The skills transition to alternative platforms requires explicit planning and investment. Nutanix's administrator certification (NCP) and its supporting training resources have been significantly expanded in response to the VMware migration opportunity. Proxmox's community documentation and commercial training are also substantially better than they were five years ago. Factor in a minimum of three months of training and parallel-operation time before putting significant production load on any new hypervisor platform.
Equally important is managing the cultural dimension. Infrastructure teams that have built their careers on VMware expertise may experience the diversification programme as a threat to their professional identity and job security. CIOs who address this transparently — framing diversification as a skills expansion opportunity, committing to cross-training investment, and involving the team in platform selection — consistently achieve better outcomes than those who impose the transition from above.
The Governance Framework for Ongoing Diversification
Virtualisation diversification is not a project with a defined end state — it is an ongoing governance posture. Once a multi-hypervisor estate is established, it requires clear policies to prevent drift back towards single-vendor concentration:
- Platform selection criteria: Document and publish the criteria that determine which hypervisor is appropriate for which workload class. Prevent ad-hoc VMware deployments for new workloads without explicit justification against the criteria.
- Spend monitoring: Track VMware spend as a percentage of total virtualisation spend on a quarterly basis.
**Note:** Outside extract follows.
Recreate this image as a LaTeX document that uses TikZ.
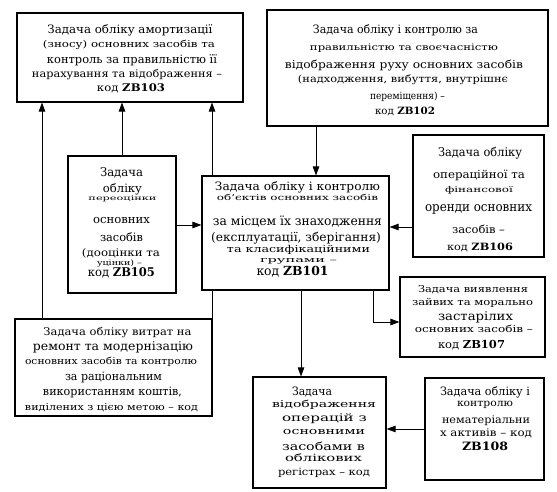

Establish a target range (e.g., VMware should represent no more than 40% of total virtualisation costs by a specified date) and report against it.
- Renewal calendar integration: Integrate VMware licence renewal dates into the enterprise software renewal calendar so that alternative options are evaluated at each renewal — not reactively accepted without assessment.
- Skills balance: Monitor the ratio of VMware-certified to alternative-platform-certified staff and invest in cross-training to avoid skills concentration risk.
Key Actions for the Next 90 Days
If your organisation has not yet begun a formal VMware diversification programme, the following 90-day action plan provides a starting point:
- Audit and segment your estate (Days 1–30): Produce a complete inventory of all VMware-licensed workloads, categorised by criticality, certification dependencies, and migration complexity. This becomes the foundation for every subsequent decision.
- Establish a total cost baseline (Days 1–30): Model your current and projected VMware spend under the new subscription terms through your next renewal. Include hardware refresh cycles, support costs, and management tooling.
- Run a Nutanix AHV proof of concept (Days 15–60): Select 5–10 representative non-critical workloads and run a structured POC comparing operational complexity, performance, and cost against the VMware baseline. Nutanix's POC team will typically support this at no cost as part of their sales process.
- Model Azure VMware Solution for cloud-bound workloads (Days 30–60): Identify workloads slated for cloud migration in the next 24 months and model the AVS total cost of ownership against re-architecture alternatives.
- Engage Broadcom for renewal positioning (Days 60–90): With POC data and cost models in hand, engage Broadcom or your reseller to begin the renewal discussion. Present the alternatives assessment as evidence of genuine optionality, not as a bluff.
The CIOs who act on this agenda now — before the next renewal, before the cost spiral becomes entrenched — will be the ones who retain strategic control of their infrastructure spend. Those who wait will find themselves in reactive mode, accepting vendor terms defined by Broadcom rather than negotiated on the basis of credible alternatives.